Formül açıktı: Ekonomide neo-liberalizm siyasette Türk-İslam sentezi.



Mustafa Reşit Paşa, Özal, Erdoğan

24 Ocak ile 12 Eylül arasındaki ilişki, kimi açılardan 1838 İngiliz Serbest Ticaret Anlaşması ile 1839 Tanzimat Fermanı arasındaki ilişkiye benziyor. Dönemin Dışişleri Nazırı Mustafa Reşit Paşa İngiliz Hükümetine Türkiye’de nasıl davranacaklarını önerecek raporlar verecek kadar İngiliz yanlısıydı.

Paşa ölüm döşeğindeki padişaha “serbest ticaret yoluyla ülkenin kalkınacağını” söyleyerek ikna etmeye çalışıyordu. Devleti 1839’da bu anlayışa göre şekillendiren ekibin başında yine Mustafa Reşit Paşa olacaktı. Devir “Yenileşme” devriydi.


***

Özal, 24 Ocak kararları ilan edilmeden önce 8 Ocak 1980 günü Genelkurmay Başkanlığına gidip programı ayrıntılı biçimde sunmuş ve generallerin takdirlerini kazanmış, sonrasında darbeciler onu ekonomiden sorumlu müsteşar yapmışlardı.

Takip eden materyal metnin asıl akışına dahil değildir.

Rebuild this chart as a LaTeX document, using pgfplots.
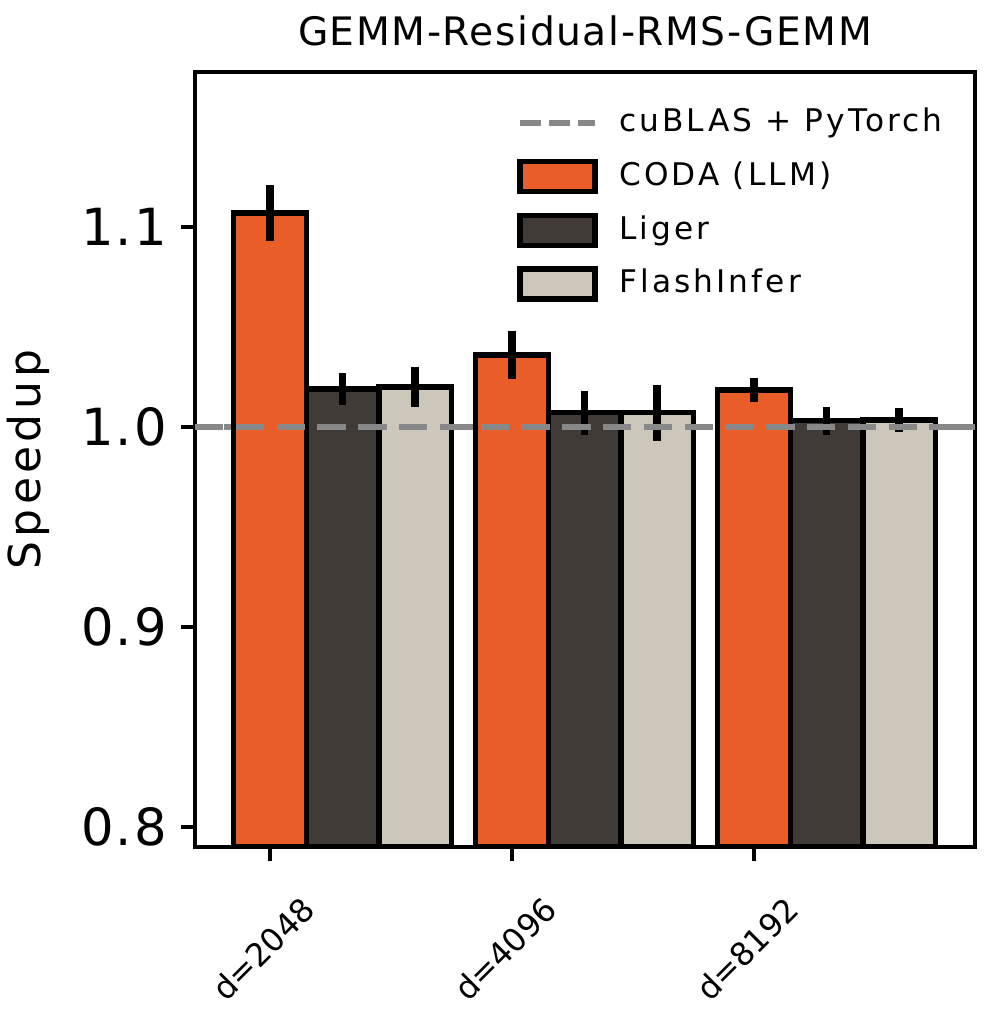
\documentclass[border=0pt]{standalone}
\usepackage{pgfplots}
\usepackage{pgfplotstable}
\pgfplotsset{compat=1.18}
\usepackage{fontspec}
\setmainfont{DejaVu Sans}
\definecolor{coda}{HTML}{E95E28}
\definecolor{liger}{HTML}{403B36}
\definecolor{flash}{HTML}{CDC6BB}
\definecolor{baseg}{HTML}{888888}

\pgfplotsset{
  barleg/.style={legend image code/.code={\draw[##1] (0pt,-3.75pt) rectangle (18.75pt,3.75pt);}},
  lineleg/.style={legend image code/.code={\draw[##1] (0pt,0pt) -- (18.75pt,0pt);}},
  mybar/.style={ybar, bar width=0.3, bar shift=0pt, fill=#1, draw=black, line width=1.3pt, barleg,
    error bars/.cd, y dir=both, y explicit, error mark=none,
    error bar style={line width=1.9pt, black}},
}

\pgfplotstableread{
x y e
0 1.107 0.014
1 1.036 0.012
2 1.0185 0.006
}\codatab
\pgfplotstableread{
x y e
0.3 1.019 0.008
1.3 1.0072 0.011
2.3 1.0032 0.007
}\ligertab
\pgfplotstableread{
x y e
0.6 1.020 0.010
1.6 1.0072 0.014
2.6 1.0035 0.006
}\flashtab

\begin{document}
\begin{tikzpicture}
\begin{axis}[
  scale only axis,
  width=195pt, height=193.75pt,
  xmin=-0.31, xmax=2.913,
  ymin=0.79, ymax=1.1775,
  xtick={0,1,2},
  xticklabels={d=2048,d=4096,d=8192},
  ytick={0.8,0.9,1.0,1.1},
  tick align=outside,
  xtick pos=bottom, ytick pos=left,
  major tick length=3.5pt,
  every tick/.style={black, line width=0.85pt},
  axis line style={line width=0.85pt},
  /pgf/number format/assume math mode=true,
  yticklabel style={font=\fontsize{12.8}{14}\selectfont\addfontfeature{LetterSpace=4}, /pgf/number format/.cd, fixed, fixed zerofill, precision=1},
  xticklabel style={font=\fontsize{8}{9}\selectfont, xshift=-1.75pt, yshift=-22pt, rotate=45, anchor=center},
  ylabel={\addfontfeature{LetterSpace=10}Speedup},
  ylabel style={font=\fontsize{11}{12}\selectfont, at={(axis description cs:-0.213,0.5)}, anchor=center},
  title={\addfontfeature{LetterSpace=4}GEMM-Residual-RMS-GEMM},
  title style={font=\fontsize{9.8}{11}\selectfont, at={(rel axis cs:0.5,1)}, anchor=base, yshift=0.5pt},
  legend style={draw=none, fill=none, at={(rel axis cs:0.985,0.975)}, anchor=north east,
    font=\fontsize{7.8}{8.5}\selectfont\addfontfeature{LetterSpace=10},
    row sep=2pt, /tikz/every odd column/.append style={column sep=3.2pt}},
  legend cell align=left,
  clip=true,
]
\addplot[baseg, line width=1.7pt, dash pattern=on 5.2pt off 2.1pt, lineleg]
  coordinates {(-0.31,1.0) (2.913,1.0)};
\addlegendentry{cuBLAS + PyTorch}
\addplot[mybar=coda] table[x=x, y=y, y error=e] \codatab;
\addlegendentry{CODA (LLM)}
\addplot[mybar=liger] table[x=x, y=y, y error=e] \ligertab;
\addlegendentry{Liger}
\addplot[mybar=flash] table[x=x, y=y, y error=e] \flashtab;
\addlegendentry{FlashInfer}
\addplot[forget plot, baseg, line width=1.7pt, dash pattern=on 7.1pt off 3.1pt]
  coordinates {(-0.31,1.0) (2.913,1.0)};
\end{axis}
\pgfresetboundingbox
\path (current axis.south west) ++(-48.75pt,-41.75pt) (current axis.north east) ++(2.25pt,18pt);
\end{tikzpicture}
\end{document}
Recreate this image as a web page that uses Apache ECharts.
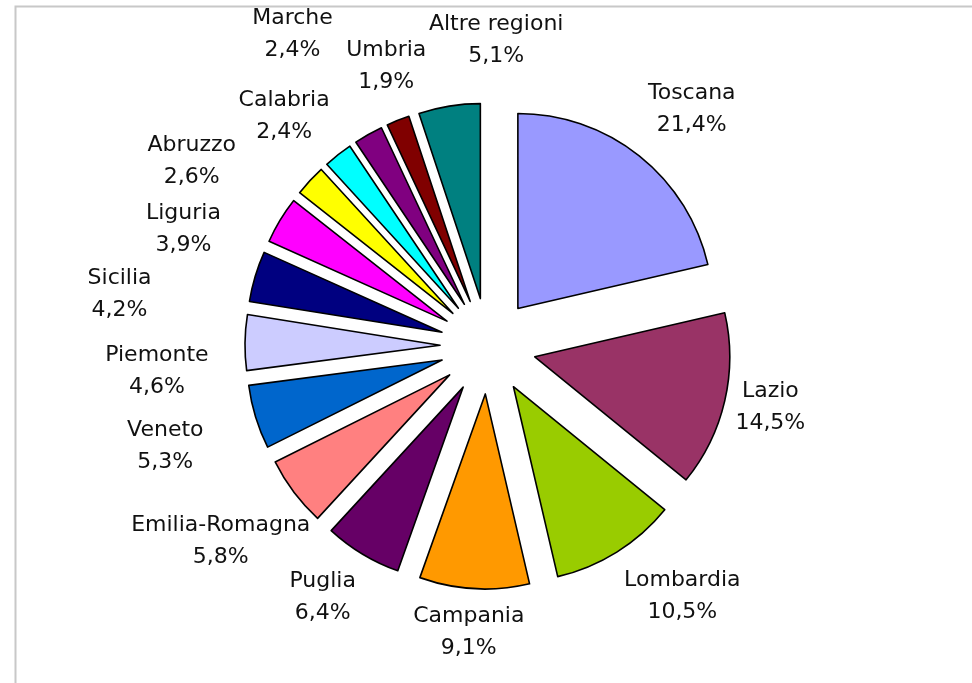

Hatta IMF yetkililerinin yapılacak devalüasyonda doların 35 liradan 50 liraya çıkarılması önerisine karşı Özal 70 lira olmasını önererek bu yetkilileri şaşırtmıştı.

Dönemin gazetecileri ve aydınları “iş bilen” Özal’ı methetmeye doyamıyorlardı. Devir “çağ atlayan Türkiye” devriydi.

***

AKP hükümeti 12 Eylül’ün politik özüne dokunmadığı gibi 24 Ocak Kararları ile hayata geçirilen neo-liberal ekonomiden hiç ödün vermedi. Popülizm ve muhafazakarlık karışımı politikalarla darbenin ekonomi-politiğini derinleştirdi.


Bugün, çalışanlar örgütsüz ve güvencesiz. İşçi ölümleri artık katliamla ifade edilir noktada. Güya “ihracata dayalı” ekonomide ithalat ihracatın neredeyse iki katı. Türkiye artık, tarım ve hayvancılıkta dışa bağımlı bir ülke. Gelir adaletsizliği had sahada. En borçlu birkaç ülkeden biriyiz. Yolsuzluk, hırsızlık vakay-ı adiyeden.


Kısacası, 24 Ocak Kararları'nın piyasacı ruhu, 12 Eylül'le hesaplaştığını iddia eden AKP iktidarında doruk noktasına ulaştı. Devir “Yeni Türkiye” devri…

***

Mustafa Reşit Paşa’dan Turgut Özal’a oradan AKP hükümetine uzanan tarihi iyi anlamak gerek.


Bu açıdan bakılırsa, 1839 tarihinden bu yana uygulanan ekonomi politikalarında 1923-1950 ve 1960-1980 arasındaki dönemler gerçekten de birer parantez olabilirler. Ya da cehalet ve kötülüğün birleşmesiyle ortaya dökülen söylemle ifade edilirse Cumhuriyet, “yağma” filminin “reklam arası” olarak düşünülebilir.